Ah, e quero ver essas fotos que vc tirou no cemitério. E a propósito, no dia em que visitei a Recoleta estava sem câmera, assim que essa foto foi roubada da internet. Ainda pretendo voltar lá pra fazer uma fotos bacanas.
Beijáo!
ah, e esqueci de dizer que ficou ótima a nova cara do blog.
beijo!
Eu não fiz fotos em cemitérios, Samia! rsrsrs....Essa é uma história que inventei, por conta de seu relato da visita à Recoleta e a observação dos cemitérios que ja fui. Essa parte dos cemitérios suburbanos é verdade, o Jardim da Saudade também, mas a situação é fictícia. Entretanto ja vi umas fotos do São JOão Batistas. Muito lindas. Um dia eu vou até lá fotografar. Mas também vou fotografar os cemitérios dos pobres, tem muita coisa pra se contar sobre eles e se ver também.
beijo grande!
Obrigada!!!! Até eu chegar nessa cara, menina, eu penei...hehe. Ele já ficou amarelo, cinza com fotos em pB até que cheguei nessa que está agora.
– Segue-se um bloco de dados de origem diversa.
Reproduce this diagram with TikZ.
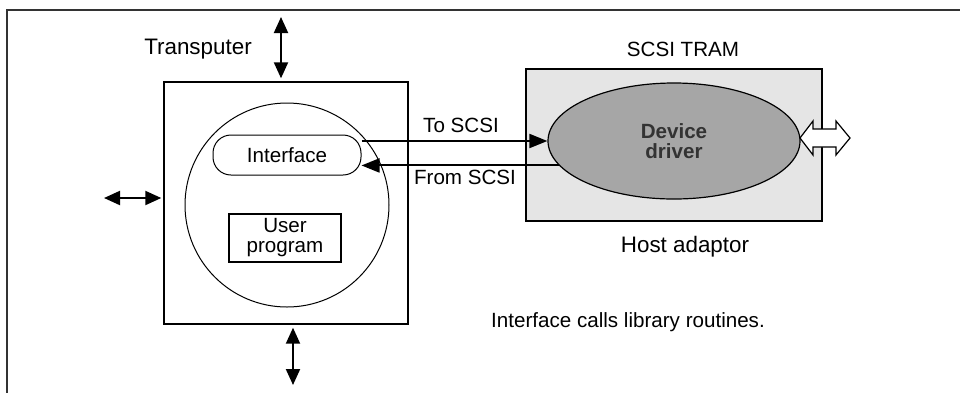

Essa me satisfez, ficou bonita! bj.
Texto gracioso Viviane que fala dos pormenores dos lugares e as marcas que eles deixam na gente.Beijuuss
Que coisa... é exatamente o que sinto quando vou a um cemitério... e tenho horror de morrer e ser "enterrada" naquelas caixinhas que ficam umas em cima das outras. Tenho aquela imagem linda (é, linda mesmo!) dos filmes e novelas: todo mundo de preto, o padre rezando (e nem sou cristã!) caixão descendo naquele túmulo M A R A V I L H O S O!!! Hummm... acho melhor começar a guardar dinheiro! ahahahahaha.
Bjs
Olá!
Nossa, só agora vi seu comentário no meu blog...a terceira parte do "Letícia" foi postada ontem.
Ainda não tive tempo de ler todo seu blog - afinal, o acessei há menos de dez minutos - mas simplesmente adorei o conto "por que temos que ver a tia vera?".
Hipocrisia familiar é uma merda, vira e mexe me pego xingando mentalmente meus parentes (que, ou são sulistas homofóbicos, ou fanáticos religiosos, ou uma combinação de ambos - enfim, o típico ser humano medíocre e alienado) e sua maldita pretensão em se achar os donos da verdade.
Desejo do fundo do coração nunca ser igual a eles.